2. Aux termes de l'article L. 554-1 du code de justice administrative : " Les demandes de suspension assortissant les requêtes du représentant de l'Etat dirigées contre les actes de la commune sont régies par le 3ème alinéa de l'article L. 2131-6 du code général des collectivités territoriales ci-après reproduit : " Article L. 2131-6 (alinéa 3) le représentant de l'Etat peut assortir son recours d'une demande de suspension. Il est fait droit à cette demande si l'un des moyens invoqués paraît, en l'état de l'instruction, propre à créer un doute sérieux quant à la légalité de l'acte attaqué. Il est statué dans un délai d'un mois. ".

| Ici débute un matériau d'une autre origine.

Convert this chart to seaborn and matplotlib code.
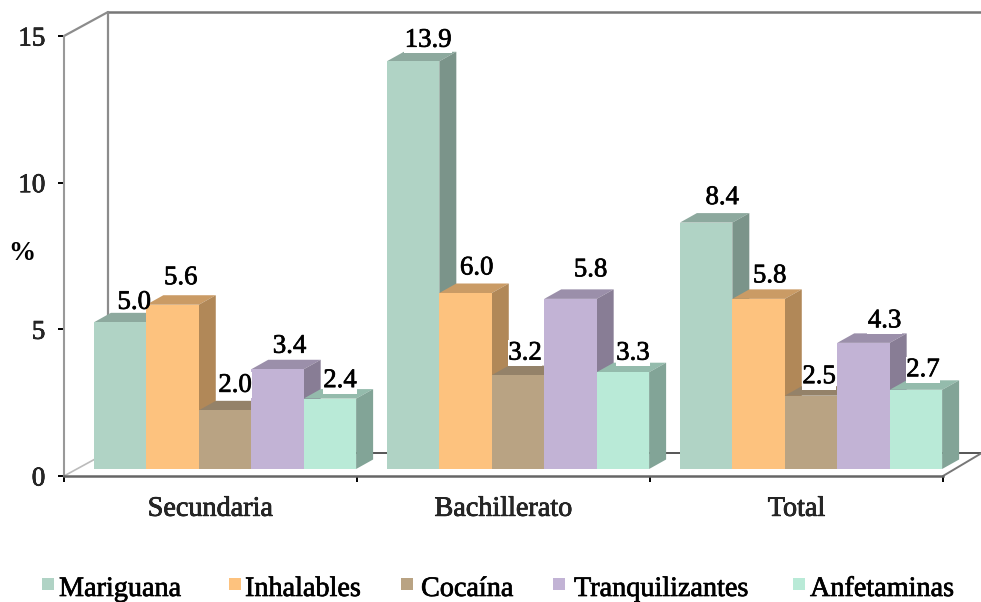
import pandas as pd
import seaborn as sns
import matplotlib.pyplot as plt
import matplotlib.colors as mcolors
import matplotlib.patheffects as pe
from matplotlib.patches import Polygon, Rectangle

niveles = ["Secundaria", "Bachillerato", "Total"]
drogas = ["Mariguana", "Inhalables", "Cocaína", "Tranquilizantes", "Anfetaminas"]

mariguana = [5.0, 13.9, 8.4]
inhalables = [5.6, 6.0, 5.8]
cocaina = [2.0, 3.2, 2.5]
tranquilizantes = [3.4, 5.8, 4.3]
anfetaminas = [2.4, 3.3, 2.7]

y_ticks = [0, 5, 10, 15]

colores = ["#B0D3C5", "#FDC27E", "#B9A383", "#C2B3D5", "#B9EAD7"]

# label shift from the bar's top centre, in pixels (x, y up), per droga and nivel
label_shift = [
	[(14, 20), (15, 21), (16, 25)],
	[(8, 27), (11, 25), (11, 23)],
	[(10, 25), (7, 22), (8, 19)],
	[(12, 23), (20, 29), (21, 22)],
	[(10, 18), (10, 19), (7, 20)],
]

# legend positions in pixels: square left edge, text left edge
legend_square_x = [42, 229, 401, 553, 793]
legend_text_x = [59, 245, 421, 574, 810]

W, H = 981, 602
FONT = "Liberation Serif"
HEAVY = [pe.withStroke(linewidth=0.5, foreground="black")]

sns.set_theme(style="white")
plt.rcParams["font.family"] = [FONT, "DejaVu Serif"]
plt.rcParams["text.color"] = "black"


def darken(color, factor):
	r, g, b = mcolors.to_rgb(color)
	return (r * factor, g * factor, b * factor)


df = pd.DataFrame({
	"nivel": niveles * 5,
	"droga": [d for d in drogas for _ in niveles],
	"pct": mariguana + inhalables + cocaina + tranquilizantes + anfetaminas,
})

fig = plt.figure(figsize=(W / 100, H / 100), dpi=100, facecolor="white")

# axis box in pixels: x 64-943, y 476-36
ax = fig.add_axes([64 / W, (H - 476) / H, 879 / W, 440 / H])
# bars sit a little behind the front edge of the floor
ax_bars = fig.add_axes([78.5 / W, (H - 469) / H, 879 / W, 440 / H], zorder=5)
ax_bars.patch.set_visible(False)

sns.barplot(data=df, x="nivel", y="pct", hue="droga", order=niveles, hue_order=drogas,
	palette=colores, saturation=1, width=0.895, gap=0, legend=False, ax=ax_bars)

ax_bars.set_xlim(-0.5, 2.5)
ax_bars.set_ylim(0, 15)
ax_bars.axis("off")

# depth of the bars, in data units
bar_dx = 17 / 293
bar_dy = 9.5 / 29.33

rects = []
for i, container in enumerate(ax_bars.containers):
	for j, rect in enumerate(container):
		rects.append((rect.get_x(), rect, colores[i], label_shift[i][j], (i, j) != (0, 0)))
rects.sort(key=lambda r: r[0])

for n, (x0, rect, color, shift, boxed) in enumerate(rects):
	w = rect.get_width()
	h = rect.get_height()
	rect.set_zorder(3 + n + 0.5)
	rect.set_linewidth(0)
	top = Polygon([(x0, h), (x0 + w, h), (x0 + w + bar_dx, h + bar_dy), (x0 + bar_dx, h + bar_dy)],
		closed=True, facecolor=darken(color, 0.8), edgecolor="none", clip_on=False, zorder=3 + n)
	side = Polygon([(x0 + w, 0), (x0 + w + bar_dx, bar_dy), (x0 + w + bar_dx, h + bar_dy), (x0 + w, h)],
		closed=True, facecolor=darken(color, 0.7), edgecolor="none", clip_on=False, zorder=3 + n)
	ax_bars.add_patch(top)
	ax_bars.add_patch(side)
	# the 5.0 label touches its own bar top, a white box would bite into it
	box = dict(facecolor="white", edgecolor="none", pad=0.3) if boxed else None
	ax_bars.annotate("{:.1f}".format(h), (x0 + w / 2, h), xytext=shift, textcoords="offset pixels",
		ha="center", va="center", fontsize=19.3, color="black", zorder=100, annotation_clip=False,
		path_effects=HEAVY, bbox=box)

# walls and floor of the chart box
wall_dx = 44 / 293
wall_dy = 24 / 29.33
right_end = (W - 64) / 293 - 0.5
line_kw = dict(color="#8c8c8c", linewidth=1.6, clip_on=False, zorder=1)
ax.plot([-0.5, -0.5 + wall_dx], [15, 15 + wall_dy], **line_kw)
ax.plot([-0.5 + wall_dx, right_end], [15 + wall_dy, 15 + wall_dy], color="#777777", linewidth=1.8, clip_on=False, zorder=1)
ax.plot([-0.5 + wall_dx, -0.5 + wall_dx], [wall_dy, 15 + wall_dy], **line_kw)
ax.plot([-0.5, -0.5 + wall_dx], [0, wall_dy], color="#bbbbbb", linewidth=1.2, clip_on=False, zorder=1)
ax.plot([-0.5 + wall_dx, right_end], [wall_dy - 0.05, wall_dy - 0.05], color="#555555", linewidth=1.4, clip_on=False, zorder=1)
ax.plot([2.5, right_end], [0, wall_dy - 0.05], color="#777777", linewidth=1.4, clip_on=False, zorder=1)

ax.set_xlim(-0.5, 2.5)
ax.set_ylim(0, 15)
ax.patch.set_visible(False)
ax.set_xlabel("")
ax.set_ylabel("")

ax.spines["top"].set_visible(False)
ax.spines["right"].set_visible(False)
ax.spines["left"].set_color("#999999")
ax.spines["left"].set_linewidth(1.5)
ax.spines["bottom"].set_color("#666666")
ax.spines["bottom"].set_linewidth(1.8)

ax.set_yticks(y_ticks)
ax.set_yticklabels([str(t) for t in y_ticks], fontsize=19.5, path_effects=HEAVY)
ax.tick_params(axis="y", left=True, length=4.5, width=1.4, color="black", pad=9)

ax.set_xticks(range(len(niveles)))
ax.set_xticklabels(niveles, fontsize=20.3, path_effects=HEAVY)
ax.tick_params(axis="x", which="major", bottom=False, length=0, pad=15)
ax.set_xticks([-0.5, 0.5, 1.5, 2.5], minor=True)
ax.tick_params(axis="x", which="minor", bottom=True, length=4, width=1.4, color="black")

fig.text(22 / W, 1 - 254 / H, "%", fontsize=19.5, ha="center", va="center", fontweight="bold")

# legend row, gaps in the original are uneven so each entry is placed by hand
for color, label, sx, tx in zip(colores, drogas, legend_square_x, legend_text_x):
	fig.add_artist(Rectangle((sx / W, 1 - 590 / H), 12 / W, 12 / H, transform=fig.transFigure,
		facecolor=color, edgecolor="none"))
	fig.text(tx / W, 1 - 596 / H, label, fontsize=20.3, ha="left", va="baseline", path_effects=HEAVY)

plt.savefig("out.png", dpi=100)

Sur les conclusions de la commune de Falck tendant à l'annulation de l'ordonnance attaquée :
3. Aux termes de l'article L. 132-2 du code de l'urbanisme : " L'autorité administrative compétente de l'Etat porte à la connaissance des communes ou de leurs groupements compétents : 1° Le cadre législatif et réglementaire à respecter ; / 2° Les projets des collectivités territoriales et de l'Etat en cours d'élaboration ou existants. L'autorité administrative compétente de l'Etat leur transmet à titre d'information l'ensemble des études techniques dont elle dispose et qui sont nécessaires à l'exercice de leur compétence en matière d'urbanisme. / Tout retard ou omission dans la transmission de ces informations est sans effet sur les procédures engagées par les communes ou leurs groupements. ".
4. Il ressort des pièces des dossiers que le préfet de la Moselle a adressé, le 26 avril 2016, un courrier intitulé " porter à connaissance ", relatif à la remontée de nappe et à la maîtrise de l'urbanisme, en vue de transmettre à dix communes, dont celle de Falck, des informations relatives au phénomène de remontée de nappe et une cartographie des zones susceptibles d'être impactées par ce phénomène. Ce " porter à connaissance ", qui indique qu'un plan de prévention des risques d'inondation (PPRI) sera élaboré, comporte en annexe des prescriptions interdisant ou limitant le droit de construire dans des zones figurant dans un document cartographique.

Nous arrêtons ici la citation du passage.